Zimmermann expects the annual total to rise as the movie industry heads into what she calls high season for independent movies.

That’s because people become more familiar with movies as the year-end acting award nominations come out.

“Business is always dependent on the film itself,” Zimmermann said. “The Golden Globe nominations come out. The Independent Spirit Awards came out. Oscar nominations will be out in January.

“So more people know and, of course,” she says with a laugh, “there’s nothing else to do in January, February. so people will go to the movies.”

Maestro Screening Room at 1313

The Screening Room at 1313 is the only Delaware theater allowed to show Bradley Cooper’s ‘Maestro.’

She’s had a couple of bombs that nobody came to see, but believes that’s because people weren’t familiar with the movie, no matter how good it was.

One movie that did extremely well was the documentary, “Invisible Beauty,” about pioneering Black model Bethann Hardison.

“I always thought the first big Black model was Beverly Johnson, but she wasn’t. It was Bethann Hardison,” Zimmermann said. “She’s in her 80s now and still going strong, and she can pick up the phone to any designer and they answer.”

Zimmermann retired before opening The Screening Room with her friend and business partner Bob Weir.

Now she finds herself working the theater Friday, Saturday and Sunday. On Mondays, she files reports with the distributors. On Wednesdays, she receives the week’s new films and previews and loads them into their digital server.

She’s off on most Tuesdays and Thursdays, she said, but the lifelong movie buff wouldn’t  have it any other way.

The theater’s screens now are housed in two conference rooms as it awaits the build out of its theater space on nearby tiered concrete steps that once served as a fountain.

The original Screening Room at 1313 North Market is in what’s called the West conference room, which can hold 70 people on its variety of upholstered chairs, sofas and conference room chairs. The upholstered chairs and sofas are particularly popular with guests.

Even when the theater space is built, Zimmermann says they plan to keep the West conference room because it’s so popular with patrons.

RELATED STORY: Screening Room movie theater opens in downtown Wilmington

A recent expansion takes advantage of the East conference room on the same floor, but it only holds 45 people, and they sit in some of the theater’s chairs that will eventually go into the new theater.

The addition allows The Screening Room to bring in more movies and people.

The Screening Room at 1313 movie theater

Beverly Zimmermann

Zimmermann likes to program as many different kinds of movies and documentaries as she can to serve as many tastes as she can.

She hopes more people will become familiar with the Screening Room.

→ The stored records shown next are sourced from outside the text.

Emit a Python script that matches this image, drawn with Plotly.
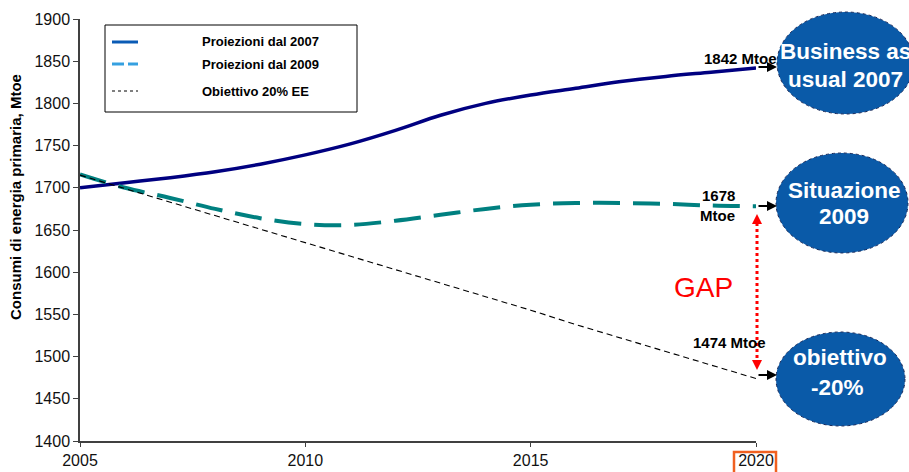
import plotly.graph_objects as go

years = list(range(2005, 2021))
proj_2007 = [1700, 1706, 1712, 1719, 1728, 1739, 1752, 1768, 1786, 1800, 1810, 1818, 1826, 1832, 1837, 1842]
proj_2009 = [1716, 1700, 1688, 1675, 1664, 1657, 1656, 1661, 1668, 1675, 1680, 1682, 1682, 1681, 1679, 1678]
target_20 = [1715, 1699, 1683, 1667, 1651, 1635, 1619, 1603, 1587, 1571, 1555, 1538, 1522, 1506, 1490, 1474]
x_ticks = [2005, 2010, 2015, 2020]
y_ticks = list(range(1400, 1901, 50))
legend_names = ["Proiezioni dal 2007", "Proiezioni dal 2009", "Obiettivo 20% EE"]

FONT = "Arial, Liberation Sans, sans-serif"
W, H = 909, 472
L, R, T, B = 80, 756, 19, 441


def px(x):
    return (x - L) / (R - L)


def py(y):
    return (B - y) / (B - T)


fig = go.Figure()
fig.add_trace(go.Scatter(x=years, y=proj_2007, mode="lines", name=legend_names[0],
                         line=dict(color="#000080", width=3.5, shape="spline"), showlegend=False))
fig.add_trace(go.Scatter(x=years, y=proj_2009, mode="lines", name=legend_names[1],
                         line=dict(color="#008080", width=4, dash="27px,13px", shape="spline"), showlegend=False))
fig.add_trace(go.Scatter(x=years, y=target_20, mode="lines", name=legend_names[2],
                         line=dict(color="#000000", width=1.1, dash="6px,4px"), showlegend=False))

shapes = []
annotations = []

# legend box
shapes.append(dict(type="rect", xref="paper", yref="paper", x0=px(105), x1=px(357), y0=py(112), y1=py(25),
                   line=dict(color="#000000", width=1), fillcolor="white", layer="below"))
shapes.append(dict(type="line", xref="paper", yref="paper", x0=px(112), x1=px(138), y0=py(42), y1=py(42),
                   line=dict(color="#0A5BB5", width=3)))
shapes.append(dict(type="line", xref="paper", yref="paper", x0=px(112), x1=px(124), y0=py(64), y1=py(64),
                   line=dict(color="#35A0E0", width=3)))
shapes.append(dict(type="line", xref="paper", yref="paper", x0=px(128), x1=px(138), y0=py(64), y1=py(64),
                   line=dict(color="#35A0E0", width=3)))
shapes.append(dict(type="line", xref="paper", yref="paper", x0=px(112), x1=px(138), y0=py(91), y1=py(91),
                   line=dict(color="#000000", width=1, dash="dot")))
for name, yy in zip(legend_names, [42, 64, 91]):
    annotations.append(dict(xref="paper", yref="paper", x=px(200), y=py(yy), text=name, showarrow=False,
                            xanchor="left", yanchor="middle",
                            font=dict(family=FONT, size=13, color="#000000", weight="bold")))

# ellipses
ell_fill = "#0A5AA8"
for (x0, x1, y0, y1) in [(777, 914, 12, 114), (776, 908, 153, 253), (776, 905, 332, 426)]:
    shapes.append(dict(type="circle", xref="paper", yref="paper", x0=px(x0), x1=px(x1), y0=py(y1), y1=py(y0),
                       fillcolor=ell_fill, line=dict(color="#1a2a5a", width=1, dash="dot"), layer="above"))

ell_texts = [("Business as", 845, 52), ("usual 2007", 845, 79),
             ("Situazione", 844, 190), ("2009", 844, 217),
             ("obiettivo", 840, 357), ("-20%", 837, 387)]
for t, xx, yy in ell_texts:
    annotations.append(dict(xref="paper", yref="paper", x=px(xx), y=py(yy), text=t, showarrow=False,
                            xanchor="center", yanchor="middle",
                            font=dict(family=FONT, size=22.5, color="white", weight="bold")))

# value labels
lab_font = dict(family=FONT, size=15, color="#000000", weight="bold")
annotations.append(dict(xref="paper", yref="paper", x=px(740), y=py(58), text=f"{proj_2007[-1]} Mtoe",
                        showarrow=False, xanchor="center", yanchor="middle", font=lab_font))
annotations.append(dict(xref="paper", yref="paper", x=px(718), y=py(196), text=f"{proj_2009[-1]}",
                        showarrow=False, xanchor="center", yanchor="middle", font=lab_font))
annotations.append(dict(xref="paper", yref="paper", x=px(717), y=py(215), text="Mtoe",
                        showarrow=False, xanchor="center", yanchor="middle", font=lab_font))
annotations.append(dict(xref="paper", yref="paper", x=px(729), y=py(342), text=f"{target_20[-1]} Mtoe",
                        showarrow=False, xanchor="center", yanchor="middle", font=lab_font))

# black arrows to ellipses
for yy in [67, 206, 375]:
    annotations.append(dict(xref="paper", yref="paper", x=px(777), y=py(yy), ax=-20, ay=0,
                            axref="pixel", ayref="pixel", text="", showarrow=True,
                            arrowhead=2, arrowsize=1, arrowwidth=2, arrowcolor="#000000"))

# red GAP arrow
shapes.append(dict(type="line", xref="paper", yref="paper", x0=px(757), x1=px(757), y0=py(364), y1=py(220),
                   line=dict(color="#FF0000", width=3, dash="dot")))
annotations.append(dict(xref="paper", yref="paper", x=px(757), y=py(214), ax=0, ay=8,
                        axref="pixel", ayref="pixel", text="", showarrow=True,
                        arrowhead=2, arrowsize=1, arrowwidth=2, arrowcolor="#FF0000"))
annotations.append(dict(xref="paper", yref="paper", x=px(757), y=py(370), ax=0, ay=-8,
                        axref="pixel", ayref="pixel", text="", showarrow=True,
                        arrowhead=2, arrowsize=1, arrowwidth=2, arrowcolor="#FF0000"))
annotations.append(dict(xref="paper", yref="paper", x=px(703), y=py(287), text="GAP", showarrow=False,
                        xanchor="center", yanchor="middle",
                        font=dict(family=FONT, size=28, color="#FF0000")))

# orange box around 2020
shapes.append(dict(type="rect", xref="paper", yref="paper", x0=px(734), x1=px(776), y0=py(474), y1=py(452),
                   line=dict(color="#F06020", width=2.5), fillcolor="rgba(0,0,0,0)"))

# y axis title
annotations.append(dict(xref="paper", yref="paper", x=px(15), y=py(197), text="Consumi di energia primaria, Mtoe",
                        showarrow=False, textangle=-90, xanchor="center", yanchor="middle",
                        font=dict(family=FONT, size=15, color="#000000", weight="bold")))

fig.update_layout(
    width=W, height=H,
    margin=dict(l=L, r=W - R, t=T, b=H - B, pad=0, autoexpand=False),
    paper_bgcolor="white", plot_bgcolor="white",
    showlegend=False,
    shapes=shapes, annotations=annotations,
    font=dict(family=FONT, color="#111111"),
    xaxis=dict(range=[2005, 2020], tickvals=x_ticks, ticktext=[str(v) for v in x_ticks], automargin=False,
               showgrid=False, zeroline=False, showline=True, linecolor="#404040", linewidth=1.5,
               ticks="outside", ticklen=4, tickcolor="#404040", tickfont=dict(size=16, color="#111111")),
    yaxis=dict(range=[1400, 1900], tickvals=y_ticks, showgrid=False, zeroline=False, showline=True,
               automargin=False,
               linecolor="#404040", linewidth=1.5, ticks="outside", ticklen=5, tickcolor="#404040",
               tickfont=dict(size=16, color="#111111")),
)

fig.write_html("out.html", config={"displayModeBar": False},
               post_script="document.body.style.margin='0px';document.body.style.overflow='hidden';")
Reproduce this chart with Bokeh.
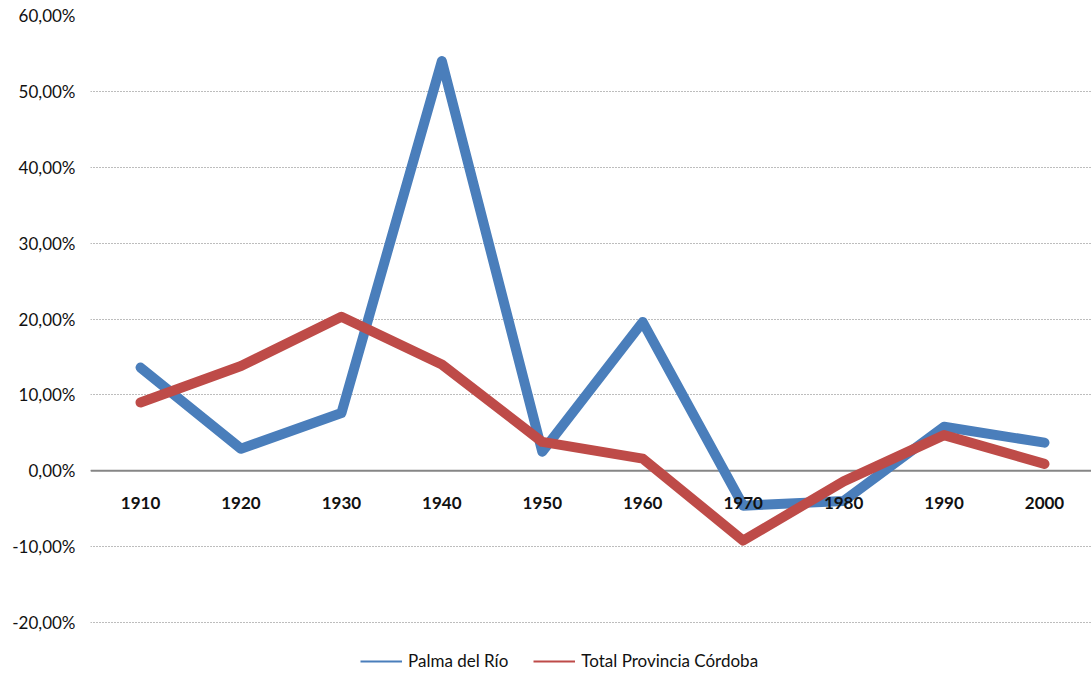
from bokeh.plotting import figure
from bokeh.models import Range1d, FixedTicker, Span, Legend, LegendItem, ColumnDataSource
from bokeh.core.properties import value
from bokeh.embed import file_html
from bokeh.resources import INLINE

years = ["1910", "1920", "1930", "1940", "1950", "1960", "1970", "1980", "1990", "2000"]
palma = [13.6, 2.9, 7.6, 54.0, 2.5, 19.6, -4.6, -4.0, 5.8, 3.7]
cordoba = [9.0, 13.8, 20.3, 14.0, 3.8, 1.6, -9.2, -1.4, 4.7, 0.9]
y_ticks = [-20, -10, 0, 10, 20, 30, 40, 50, 60]
y_tick_labels = ["-20,00%", "-10,00%", "0,00%", "10,00%", "20,00%", "30,00%", "40,00%", "50,00%", "60,00%"]
series_names = ["Palma del Río", "Total Provincia Córdoba"]

FONT = "Lato"
BLUE = "#4A7EBB"
RED = "#BE4B48"

xs = list(range(1, len(years) + 1))
src = ColumnDataSource(dict(x=xs, palma=palma, cordoba=cordoba, year=years, zero=[0] * len(years)))

p = figure(width=1091, height=675, output_backend="svg", toolbar_location=None,
           x_range=Range1d(0.502, 10.468), y_range=Range1d(-26.985, 60),
           min_border_left=90, min_border_right=0, min_border_top=15, min_border_bottom=0)
p.outline_line_color = None
p.background_fill_color = "white"
p.border_fill_color = "white"

p.xaxis.visible = False
p.xgrid.visible = False

p.yaxis.ticker = FixedTicker(ticks=y_ticks)
p.yaxis.major_label_overrides = {t: l for t, l in zip(y_ticks, y_tick_labels)}
p.yaxis.axis_line_color = None
p.yaxis.major_tick_line_color = None
p.yaxis.minor_tick_line_color = None
p.yaxis.major_tick_out = 0
p.yaxis.major_tick_in = 0
p.yaxis.major_label_standoff = 15
p.yaxis.major_label_text_font = FONT
p.yaxis.major_label_text_font_size = "17px"
p.yaxis.major_label_text_color = "#111111"

p.ygrid.ticker = FixedTicker(ticks=y_ticks)
p.ygrid.grid_line_color = "#7a7a7a"
p.ygrid.grid_line_dash = "1 2"
p.ygrid.grid_line_width = 1

zero = Span(location=0, dimension="width", line_color="#868686", line_width=2, level="underlay")
p.add_layout(zero)

r1 = p.line(x="x", y="palma", source=src, line_color=BLUE, line_width=10, line_join="round", line_cap="round")
r2 = p.line(x="x", y="cordoba", source=src, line_color=RED, line_width=10, line_join="round", line_cap="round")

p.text(x="x", y="zero", text="year", source=src, text_font=value(FONT), text_font_style="bold",
       text_font_size="17px", text_align="center", text_baseline="middle", y_offset=32,
       text_color="#111111")

# legend proxies (thin lines)
l1 = p.line(x=[xs[0]], y=[palma[0]], line_color=BLUE, line_width=2)
l2 = p.line(x=[xs[0]], y=[cordoba[0]], line_color=RED, line_width=2)

legend = Legend(items=[LegendItem(label=series_names[0], renderers=[l1]),
                       LegendItem(label=series_names[1], renderers=[l2])],
                orientation="horizontal", location=(270, 4), margin=0, padding=0,
                spacing=25, glyph_width=42, glyph_height=16, label_height=16,
                label_standoff=6, label_text_font=FONT, label_text_font_size="17px",
                label_text_color="#111111", background_fill_alpha=0, border_line_color=None)
p.add_layout(legend)

open("out.html", "w").write(file_html(p, INLINE))
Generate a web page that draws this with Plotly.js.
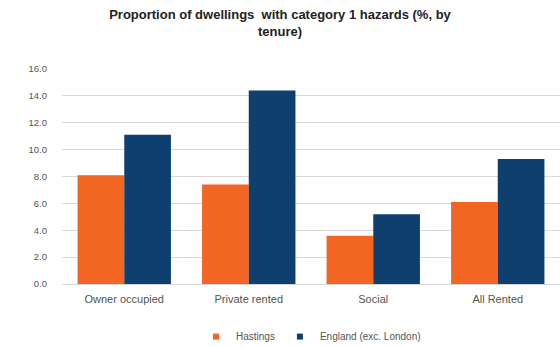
<!DOCTYPE html>
<html>
<head>
<meta charset="utf-8">
<script src="https://cdn.plot.ly/plotly-3.0.1.min.js"></script>
<style>html,body{margin:0;padding:0;background:#fff;}#chart{width:560px;height:347px;}</style>
</head>
<body>
<div id="chart"></div>
<script>
const categories = ["Owner occupied", "Private rented", "Social", "All Rented"];
const hastings = [8.1, 7.4, 3.6, 6.1];
const england = [11.1, 14.4, 5.2, 9.3];
const seriesNames = ["Hastings", "England (exc. London)"];
const seriesColors = ["#F26522", "#0F3F6E"];
const tickVals = [0, 2, 4, 6, 8, 10, 12, 14, 16];
const tickText = ["0.0", "2.0", "4.0", "6.0", "8.0", "10.0", "12.0", "14.0", "16.0"];

const font = "Liberation Sans, Arial, sans-serif";
const traces = [
  {type: "bar", x: categories, y: hastings, name: seriesNames[0], marker: {color: seriesColors[0]}, showlegend: false},
  {type: "bar", x: categories, y: england, name: seriesNames[1], marker: {color: seriesColors[1]}, showlegend: false},
  {type: "scatter", mode: "markers", x: [null], y: [null], name: seriesNames[0], marker: {symbol: "square", size: 6, color: seriesColors[0]}},
  {type: "scatter", mode: "markers", x: [null], y: [null], name: seriesNames[1], marker: {symbol: "square", size: 6, color: seriesColors[1]}}
];

const layout = {
  width: 560, height: 347,
  margin: {l: 62, r: 0, t: 69, b: 63},
  paper_bgcolor: "#fff", plot_bgcolor: "#fff",
  title: {
    text: "<b>Proportion of dwellings  with category 1 hazards (%, by<br>tenure)</b>",
    font: {family: font, size: 13, color: "#222"},
    x: 0.5, xanchor: "center", y: 0.946, yanchor: "top"
  },
  barmode: "group", bargap: 0.25, bargroupgap: 0,
  xaxis: {
    type: "category", automargin: false,
    tickfont: {family: font, size: 11, color: "#555"},
    showline: true, linecolor: "#d9d9d9", linewidth: 1, ticks: "", ticklabelstandoff: 5
  },
  yaxis: {
    range: [0, 16], tickvals: tickVals, ticktext: tickText, automargin: false,
    tickfont: {family: font, size: 9.5, color: "#555"},
    showgrid: true, gridcolor: "#d9d9d9", gridwidth: 1, zeroline: false,
    ticks: "", ticklabelstandoff: 14
  },
  showlegend: true,
  legend: {
    orientation: "h", x: 0.5, xanchor: "center", yref: "container", y: 0.03, yanchor: "middle",
    font: {family: font, size: 10, color: "#555"},
    itemwidth: 30, tracegroupgap: 0
  }
};

Plotly.newPlot("chart", traces, layout, {displayModeBar: false, staticPlot: true});
</script>
</body>
</html>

She still meets people who work in the building who say they didn’t know there was a theater, or that they thought it was a private theater.

Her customers like the idea that they can park inside for free for three hours on Saturdays and Sundays, and after 5:30 p.m. on weeknights. They also can stop by The Chancery Market Food Hall & Bar one floor up and bring their food into the theater, or eat/drink upstairs before or after a show.

Admission is $8.50 for adults for the first show of the day. General Admission is $12.50, with senior(62 and older)/student tickets at $9.50.

Even with The Chancery Market upstairs, the theater sells popcorn, soda, water, snacks and canned alcoholic drinks.

The theater also uses volunteers to help sell tickets and snacks. Those who sign up get to watch the movie for free, with popcorn and a nonalcoholic drink, too. If you’re interested, email Zimmermann at [email protected].

The Screening Room will mark its one-year anniversary the same way it opened: By showing the Oscar-nominated shorts, including live action, animated and documentaries, the weekends of Feb. 16, 17 and 18 and Feb. 23, 24 and 25.

Zimmermann will end up watching all the shorts several times.

“I personally like the animated ones,” she said. “You know, you’re thinking of a cartoon but there’s just so many different types of animation at this point.”